Some comments from last week’s post from Peter Sigrist and Eric Orozco stimulate a really interesting conversation about the feasibility of a pluralistic society living compactly. In Peter’s words: “could so many people with different values and customs avoid disastrous conflict” in a very dense living arrangement? Scrambling to come up with a response, it seemed worthwhile to launch a whole new post.
Has our diversity tended to spread Americans out from each other?
Pietro Nivola of Brookings thinks so,
“One may wonder whether nations that have lacked this spatial buffer, or that prefer to compress their urban populations into much closer physical proximity, could have kept a lid on urban social pressures comparable in duration and intensity to those withstood historically in America.”From the anti-Catholic violence of the mid-19th century to the riots that shook inner cities in the 60’s, there’s ample evidence to suggest that the space available for outward movement served as a sort of “escape valve” for cultural tensions. Various groups responded by simply moving away, sometimes the affluent seeking greener pastures and sometimes dispossessed minorities being coerced to move on. This is an unavoidable part of the American story.

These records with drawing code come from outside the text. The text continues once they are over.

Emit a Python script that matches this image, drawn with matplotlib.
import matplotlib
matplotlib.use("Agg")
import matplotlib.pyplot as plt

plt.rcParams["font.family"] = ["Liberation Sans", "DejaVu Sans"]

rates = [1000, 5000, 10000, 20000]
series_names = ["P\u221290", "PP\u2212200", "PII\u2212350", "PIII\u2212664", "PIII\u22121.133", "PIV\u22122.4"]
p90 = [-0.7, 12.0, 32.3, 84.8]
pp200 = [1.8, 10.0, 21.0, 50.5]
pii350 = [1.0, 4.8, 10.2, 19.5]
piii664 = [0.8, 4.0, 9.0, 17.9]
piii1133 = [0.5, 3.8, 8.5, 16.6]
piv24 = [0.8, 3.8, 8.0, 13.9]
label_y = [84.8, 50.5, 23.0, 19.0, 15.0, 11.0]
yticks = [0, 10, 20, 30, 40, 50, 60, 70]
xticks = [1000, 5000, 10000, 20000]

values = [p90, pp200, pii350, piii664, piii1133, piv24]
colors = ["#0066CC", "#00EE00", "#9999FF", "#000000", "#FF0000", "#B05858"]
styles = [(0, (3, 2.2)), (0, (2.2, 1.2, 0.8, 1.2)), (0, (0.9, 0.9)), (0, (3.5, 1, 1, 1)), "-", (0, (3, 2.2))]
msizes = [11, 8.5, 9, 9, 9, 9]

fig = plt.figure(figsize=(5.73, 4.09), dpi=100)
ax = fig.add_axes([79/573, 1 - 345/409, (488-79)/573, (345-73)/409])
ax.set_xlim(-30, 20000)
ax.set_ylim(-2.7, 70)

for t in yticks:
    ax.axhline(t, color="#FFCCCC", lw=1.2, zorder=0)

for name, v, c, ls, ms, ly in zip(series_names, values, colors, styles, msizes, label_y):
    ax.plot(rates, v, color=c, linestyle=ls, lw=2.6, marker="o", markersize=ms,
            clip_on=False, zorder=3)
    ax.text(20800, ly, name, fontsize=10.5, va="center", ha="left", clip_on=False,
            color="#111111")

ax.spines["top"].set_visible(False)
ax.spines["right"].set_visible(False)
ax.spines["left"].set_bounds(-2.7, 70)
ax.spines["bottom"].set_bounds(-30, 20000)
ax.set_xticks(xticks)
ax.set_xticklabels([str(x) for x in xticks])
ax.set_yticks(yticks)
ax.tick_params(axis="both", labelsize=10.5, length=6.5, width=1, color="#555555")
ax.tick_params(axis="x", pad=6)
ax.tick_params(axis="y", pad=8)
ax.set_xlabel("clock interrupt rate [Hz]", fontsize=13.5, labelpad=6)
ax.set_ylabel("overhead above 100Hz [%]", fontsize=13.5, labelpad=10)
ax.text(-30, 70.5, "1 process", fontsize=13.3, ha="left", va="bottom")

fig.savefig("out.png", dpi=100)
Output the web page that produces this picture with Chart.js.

Multiculturalism is one of those ideas that have been investigated by the academy with a fine-toothed comb for decades. I was taught in elementary school that we were a “melting pot,” then we became the “salad bowl,” and now you may hear every imaginable metaphorical variety in between. I suspect this debate is a manifestation of what William James called the ancient question of “the One and Many.” How is everything unified? How is everything diversified? According to James, it’s unanswerable in the abstract - otherwise it would surely have been answered by now. All we really can do is see what arrangements along this spectrum meet our goals for specific, concrete situations.
Stanley Fish is probably the current torch-bearer of American pragmatism:
“We may never be able to reconcile the claims of difference and community in a satisfactory formula, but we may be able to figure out a way for these differences to occupy the civic and political space of this community without coming to blows.”This is a call for strategy over theory; mitigation over solutions. It seems to me that this is the role urban planners have been playing in communities for years.
One strategy for “resolving” differences has always been privatization - an avoidance tactic. Another strategy is forging a common set of compromises that can govern peaceable use of the public (and the inevitable overlaps of the private). Each approach has its pros and cons, and probably both approaches are needed to some degree.
I live in a neighborhood in which I am a racial, and in some ways cultural, minority. This was an intentional choice, and warm evening walks passing families sitting out on their front porches remind me of the commonalities I share with my neighbors. Yet there are differences as well. To cite a trivial one, the same warm days allow me the opportunity to listen to loud music from passing cars that I definitely would not listen to in the comfort of my own home. This can be annoying to me, and the motorists are undoubtedly annoyed that I’m annoyed. Yet friends who own a bed and breakfast down the street are seriously advocating enforcement of noise ordinances for cars. It hits them in a different way.
I have no conceit that I’m experiencing an absolute pluralistic lifestyle. Not even close. Even given my relatively diverse spatial living arrangement, my life is predominantly privatized nonetheless. It’s not as if I’m hanging out in the neighborhood community center every day. I always have the opportunity to close the doors and retreat inward, or travel outside of the neighborhood. Diversity is nearby, but I'm hardly immersed in it.
All of this to preface the point:
I tend to be fairly optimistic about our chances for peaceful cohabitation of space, because it can be supplemented with reasonable doses of self-segregation, regulations for conflicting behavior, and the simple practice of closing the door or walling off the private garden. Every locality, indeed every household, will surely land on a different balance in their approach, but there are tried and true strategic options available for sharing space nonetheless.
1 comment:
Indeed, living multi-culturally is an adaptive art. Either you grow up with it, painfully acquire it by rubbing out your comfort zones, or put up with it by necessity.
It is hardest to acquire in bifurcated environments, because two poles make the distance between too fraught with easy opposition and demarcation. You typically need a third pole or an outlier ...or, interestingly, an ambiguous political status to bring the strategy of sharing as a social option. To get there you need fair and mutually observed rules and quite a bit of empathy for those with lower status. These strategies are simply innate in us. Many of us acquired them on our knees at the sandbox as children. But first we need the bridge of empathy.
You inspired my latest post on the insights Jerusalem taught me on this topic.